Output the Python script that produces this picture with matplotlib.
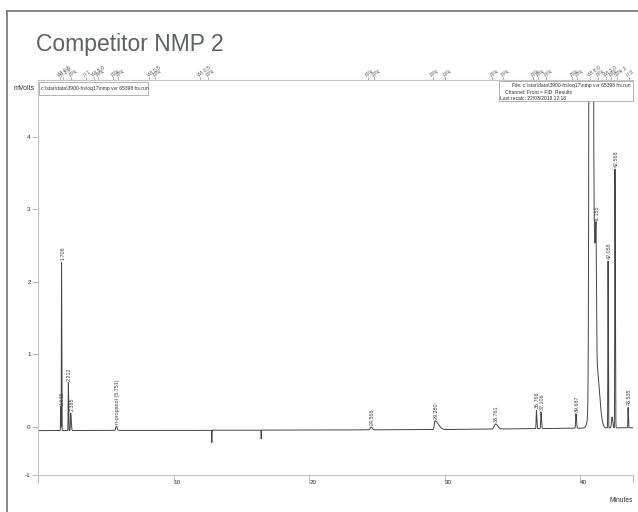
import numpy as np
import matplotlib
matplotlib.use("Agg")
import matplotlib.pyplot as plt
from matplotlib.patches import Rectangle
from matplotlib.lines import Line2D

plt.rcParams['font.family'] = ['Liberation Sans', 'DejaVu Sans']

# ---------------- data ----------------
title = "Competitor NMP 2"
x_min, x_max = 0.0, 43.9
y_min, y_max = -0.662, 4.786
x_ticks = [0, 10, 20, 30, 40, 43.9]
x_tick_labels = ["", "10", "20", "30", "40", ""]
y_ticks = [y_min, 0, 1, 2, 3, 4]
y_tick_labels = ["-1", "0", "1", "2", "3", "4"]

# baseline drift (mV)
baseline_t = [0.0, 10.0, 20.0, 30.0, 38.0, 43.9]
baseline_v = [-0.05, -0.045, -0.042, -0.035, -0.02, -0.01]

# peaks: retention time, height above baseline (mV), left/right width (min)
peak_t  = [1.645, 1.708, 2.212, 2.385, 5.751, 24.566, 29.280, 33.761,
           36.768, 37.106, 39.687, 40.790, 40.950, 41.155, 41.220,
           42.058, 42.350, 42.568, 43.535]
peak_h  = [0.33, 2.32, 0.66, 0.24, 0.06, 0.04, 0.12, 0.07,
           0.25, 0.23, 0.20, 60.0, 0.40, 2.40, 0.85,
           2.30, 0.15, 3.57, 0.28]
peak_sl = [0.012, 0.012, 0.015, 0.02, 0.04, 0.06, 0.05, 0.10,
           0.02, 0.02, 0.025, 0.067, 0.15, 0.25, 0.05,
           0.015, 0.04, 0.015, 0.015]
peak_sr = [0.012, 0.015, 0.02, 0.04, 0.06, 0.08, 0.25, 0.15,
           0.03, 0.04, 0.04, 0.080, 0.10, 0.04, 0.20,
           0.02, 0.05, 0.025, 0.025]

# negative spikes (valve/pressure events)
spike_t = [12.8, 16.45]
spike_h = [-0.17, -0.12]

# labelled peaks
label_t = [1.645, 1.708, 2.212, 2.385, 5.751, 24.566, 29.280, 33.761,
           36.768, 37.106, 39.687, 41.155, 42.058, 42.568, 43.535]
label_text = ["1.645", "1.708", "2.212", "2.385", "n-propanol (5.751)",
              "24.566", "29.280", "33.761", "36.768", "37.106", "39.687",
              "41.155", "42.058", "42.568", "43.535"]

# integration event markers along the top
event_t = [1.6, 1.8, 2.4, 3.5, 4.1, 4.4, 5.5, 5.9, 8.2, 8.6, 11.9, 12.5,
           24.3, 24.8, 29.1, 30.0, 33.5, 34.3, 36.5, 36.9, 37.5, 39.4, 39.8,
           40.7, 41.3, 41.9, 42.3, 42.7, 43.6]
event_text = ["WI 0.5", "II 2.0", "FPk", "II 1", "WI 5.0", "FPk", "FPk", "FPk",
              "WI 0.5", "FPk", "WI 0.5", "FPk", "FPk", "FPk", "FPk", "FPk",
              "FPk", "FPk", "FPk", "FPk", "FPk", "FPk", "FPk", "WI 6.0",
              "FPk", "WI 2.0", "FPk", "SPk 3", "II 0"]

file_name = r"c:\star\data\3900-hs\oq17\nmp vvr 65398 hs.run"
info_lines = ["File: " + file_name,
              "Channel: Front = FID  Results",
              "Last recalc: 22/03/2018 12:18"]

# ---------------- build trace ----------------
def bigauss(t, c, h, sl, sr):
    s = np.where(t < c, sl, sr)
    return h * np.exp(-0.5 * ((t - c) / s) ** 2)

t = np.linspace(x_min, x_max, 30000)
y = np.interp(t, baseline_t, baseline_v)
for c, h, sl, sr in zip(peak_t, peak_h, peak_sl, peak_sr):
    y = y + bigauss(t, c, h, sl, sr)
for c, h in zip(spike_t, spike_h):
    y = y + bigauss(t, c, h, 0.01, 0.01)

# ---------------- figure ----------------
W, H = 638, 512
fig = plt.figure(figsize=(W / 100, H / 100), dpi=100)
fig.patch.set_facecolor("white")

def fx(px):
    return px / W

def fy(py):
    return 1 - py / H

# page frame
fig.add_artist(Line2D([fx(7), fx(7)], [fy(11), 0], transform=fig.transFigure,
                      color="#7d7d7d", lw=1.3))
fig.add_artist(Line2D([fx(7), 1], [fy(11), fy(11)], transform=fig.transFigure,
                      color="#7d7d7d", lw=1.3))

fig.text(fx(36), fy(51), title, fontsize=16.5, color="#5e6264",
         ha="left", va="baseline")

ax = fig.add_axes([fx(38.4), fy(475), fx(633) - fx(38.4), fy(80) - fy(475)])
ax.plot(t, y, color="#444444", lw=0.7)
ax.set_xlim(x_min, x_max)
ax.set_ylim(y_min, y_max)

for s in ["left", "bottom", "top"]:
    ax.spines[s].set_color("#c4c4c4")
    ax.spines[s].set_linewidth(0.8)
ax.spines["right"].set_visible(False)

ax.set_xticks(x_ticks)
ax.set_xticklabels(x_tick_labels)
ax.set_yticks(y_ticks)
ax.set_yticklabels(y_tick_labels)
ax.tick_params(axis="x", direction="out", length=5.8, width=0.6,
               color="#b0b0b0", labelsize=4.6, labelcolor="#333333", pad=-2.5)
for lbl in ax.get_xticklabels():
    lbl.set_horizontalalignment("left")
ax.tick_params(axis="y", direction="out", length=4.5, width=0.6,
               color="#b0b0b0", labelsize=4.6, labelcolor="#333333", pad=1.0)

# peak labels
for lt, txt in zip(label_t, label_text):
    apex = np.interp(lt, t, y)
    ax.annotate(txt, xy=(lt, apex), xytext=(0.8, 1.5), textcoords="offset points",
                rotation=90, ha="center", va="bottom", fontsize=3.9,
                color="#444444", annotation_clip=False)

# event markers above top line
for et, txt in zip(event_t, event_text):
    ax.plot([et, et], [y_max, y_max + 0.04], color="#777777", lw=0.4,
            clip_on=False)
    ax.annotate(txt, xy=(et, y_max), xytext=(0, 1.5), textcoords="offset points",
                rotation=35, rotation_mode="anchor", ha="left", va="bottom",
                fontsize=3.7, color="#555555", annotation_clip=False)

# axis captions
fig.text(fx(14), fy(88), "mVolts", fontsize=5, color="#333333",
         ha="left", va="center")
fig.text(fx(633), fy(501), "Minutes", fontsize=4.8, color="#333333",
         ha="right", va="center")

# left info box
fig.add_artist(Rectangle((fx(39), fy(95)), fx(148) - fx(39), fy(82) - fy(95),
                         transform=fig.transFigure, facecolor="white",
                         edgecolor="#a8a8a8", lw=0.6))
fig.text(fx(41), fy(88.5), file_name, fontsize=3.6, color="#333333",
         ha="left", va="center")

# right info box
fig.add_artist(Rectangle((fx(499), fy(101)), fx(633) - fx(499), fy(81) - fy(101),
                         transform=fig.transFigure, facecolor="white",
                         edgecolor="#a8a8a8", lw=0.6))
fig.text(fx(631), fy(86), info_lines[0], fontsize=3.6, color="#333333",
         ha="right", va="center")
fig.text(fx(505), fy(92.5), info_lines[1], fontsize=3.6, color="#333333",
         ha="left", va="center")
fig.text(fx(500.5), fy(98.5), info_lines[2], fontsize=3.6, color="#333333",
         ha="left", va="center")

fig.savefig("out.png", dpi=100, facecolor="white")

§ §

All the material shown above is to be copied exactly, with no pictures carried over.

Output the Python script that produces this picture with matplotlib.
import numpy as np
import matplotlib
matplotlib.use("Agg")
import matplotlib.pyplot as plt
from matplotlib.patches import Rectangle
from matplotlib.lines import Line2D

plt.rcParams['font.family'] = ['Liberation Sans', 'DejaVu Sans']

# ---------------- data ----------------
title = "Competitor NMP 2"
x_min, x_max = 0.0, 43.9
y_min, y_max = -0.662, 4.786
x_ticks = [0, 10, 20, 30, 40, 43.9]
x_tick_labels = ["", "10", "20", "30", "40", ""]
y_ticks = [y_min, 0, 1, 2, 3, 4]
y_tick_labels = ["-1", "0", "1", "2", "3", "4"]

# baseline drift (mV)
baseline_t = [0.0, 10.0, 20.0, 30.0, 38.0, 43.9]
baseline_v = [-0.05, -0.045, -0.042, -0.035, -0.02, -0.01]

# peaks: retention time, height above baseline (mV), left/right width (min)
peak_t  = [1.645, 1.708, 2.212, 2.385, 5.751, 24.566, 29.280, 33.761,
           36.768, 37.106, 39.687, 40.790, 40.950, 41.155, 41.220,
           42.058, 42.350, 42.568, 43.535]
peak_h  = [0.33, 2.32, 0.66, 0.24, 0.06, 0.04, 0.12, 0.07,
           0.25, 0.23, 0.20, 60.0, 0.40, 2.40, 0.85,
           2.30, 0.15, 3.57, 0.28]
peak_sl = [0.012, 0.012, 0.015, 0.02, 0.04, 0.06, 0.05, 0.10,
           0.02, 0.02, 0.025, 0.067, 0.15, 0.25, 0.05,
           0.015, 0.04, 0.015, 0.015]
peak_sr = [0.012, 0.015, 0.02, 0.04, 0.06, 0.08, 0.25, 0.15,
           0.03, 0.04, 0.04, 0.080, 0.10, 0.04, 0.20,
           0.02, 0.05, 0.025, 0.025]

# negative spikes (valve/pressure events)
spike_t = [12.8, 16.45]
spike_h = [-0.17, -0.12]

# labelled peaks
label_t = [1.645, 1.708, 2.212, 2.385, 5.751, 24.566, 29.280, 33.761,
           36.768, 37.106, 39.687, 41.155, 42.058, 42.568, 43.535]
label_text = ["1.645", "1.708", "2.212", "2.385", "n-propanol (5.751)",
              "24.566", "29.280", "33.761", "36.768", "37.106", "39.687",
              "41.155", "42.058", "42.568", "43.535"]

# integration event markers along the top
event_t = [1.6, 1.8, 2.4, 3.5, 4.1, 4.4, 5.5, 5.9, 8.2, 8.6, 11.9, 12.5,
           24.3, 24.8, 29.1, 30.0, 33.5, 34.3, 36.5, 36.9, 37.5, 39.4, 39.8,
           40.7, 41.3, 41.9, 42.3, 42.7, 43.6]
event_text = ["WI 0.5", "II 2.0", "FPk", "II 1", "WI 5.0", "FPk", "FPk", "FPk",
              "WI 0.5", "FPk", "WI 0.5", "FPk", "FPk", "FPk", "FPk", "FPk",
              "FPk", "FPk", "FPk", "FPk", "FPk", "FPk", "FPk", "WI 6.0",
              "FPk", "WI 2.0", "FPk", "SPk 3", "II 0"]

file_name = r"c:\star\data\3900-hs\oq17\nmp vvr 65398 hs.run"
info_lines = ["File: " + file_name,
              "Channel: Front = FID  Results",
              "Last recalc: 22/03/2018 12:18"]

# ---------------- build trace ----------------
def bigauss(t, c, h, sl, sr):
    s = np.where(t < c, sl, sr)
    return h * np.exp(-0.5 * ((t - c) / s) ** 2)

t = np.linspace(x_min, x_max, 30000)
y = np.interp(t, baseline_t, baseline_v)
for c, h, sl, sr in zip(peak_t, peak_h, peak_sl, peak_sr):
    y = y + bigauss(t, c, h, sl, sr)
for c, h in zip(spike_t, spike_h):
    y = y + bigauss(t, c, h, 0.01, 0.01)

# ---------------- figure ----------------
W, H = 638, 512
fig = plt.figure(figsize=(W / 100, H / 100), dpi=100)
fig.patch.set_facecolor("white")

def fx(px):
    return px / W

def fy(py):
    return 1 - py / H

# page frame
fig.add_artist(Line2D([fx(7), fx(7)], [fy(11), 0], transform=fig.transFigure,
                      color="#7d7d7d", lw=1.3))
fig.add_artist(Line2D([fx(7), 1], [fy(11), fy(11)], transform=fig.transFigure,
                      color="#7d7d7d", lw=1.3))

fig.text(fx(36), fy(51), title, fontsize=16.5, color="#5e6264",
         ha="left", va="baseline")

ax = fig.add_axes([fx(38.4), fy(475), fx(633) - fx(38.4), fy(80) - fy(475)])
ax.plot(t, y, color="#444444", lw=0.7)
ax.set_xlim(x_min, x_max)
ax.set_ylim(y_min, y_max)

for s in ["left", "bottom", "top"]:
    ax.spines[s].set_color("#c4c4c4")
    ax.spines[s].set_linewidth(0.8)
ax.spines["right"].set_visible(False)

ax.set_xticks(x_ticks)
ax.set_xticklabels(x_tick_labels)
ax.set_yticks(y_ticks)
ax.set_yticklabels(y_tick_labels)
ax.tick_params(axis="x", direction="out", length=5.8, width=0.6,
               color="#b0b0b0", labelsize=4.6, labelcolor="#333333", pad=-2.5)
for lbl in ax.get_xticklabels():
    lbl.set_horizontalalignment("left")
ax.tick_params(axis="y", direction="out", length=4.5, width=0.6,
               color="#b0b0b0", labelsize=4.6, labelcolor="#333333", pad=1.0)

# peak labels
for lt, txt in zip(label_t, label_text):
    apex = np.interp(lt, t, y)
    ax.annotate(txt, xy=(lt, apex), xytext=(0.8, 1.5), textcoords="offset points",
                rotation=90, ha="center", va="bottom", fontsize=3.9,
                color="#444444", annotation_clip=False)

# event markers above top line
for et, txt in zip(event_t, event_text):
    ax.plot([et, et], [y_max, y_max + 0.04], color="#777777", lw=0.4,
            clip_on=False)
    ax.annotate(txt, xy=(et, y_max), xytext=(0, 1.5), textcoords="offset points",
                rotation=35, rotation_mode="anchor", ha="left", va="bottom",
                fontsize=3.7, color="#555555", annotation_clip=False)

# axis captions
fig.text(fx(14), fy(88), "mVolts", fontsize=5, color="#333333",
         ha="left", va="center")
fig.text(fx(633), fy(501), "Minutes", fontsize=4.8, color="#333333",
         ha="right", va="center")

# left info box
fig.add_artist(Rectangle((fx(39), fy(95)), fx(148) - fx(39), fy(82) - fy(95),
                         transform=fig.transFigure, facecolor="white",
                         edgecolor="#a8a8a8", lw=0.6))
fig.text(fx(41), fy(88.5), file_name, fontsize=3.6, color="#333333",
         ha="left", va="center")

# right info box
fig.add_artist(Rectangle((fx(499), fy(101)), fx(633) - fx(499), fy(81) - fy(101),
                         transform=fig.transFigure, facecolor="white",
                         edgecolor="#a8a8a8", lw=0.6))
fig.text(fx(631), fy(86), info_lines[0], fontsize=3.6, color="#333333",
         ha="right", va="center")
fig.text(fx(505), fy(92.5), info_lines[1], fontsize=3.6, color="#333333",
         ha="left", va="center")
fig.text(fx(500.5), fy(98.5), info_lines[2], fontsize=3.6, color="#333333",
         ha="left", va="center")

fig.savefig("out.png", dpi=100, facecolor="white")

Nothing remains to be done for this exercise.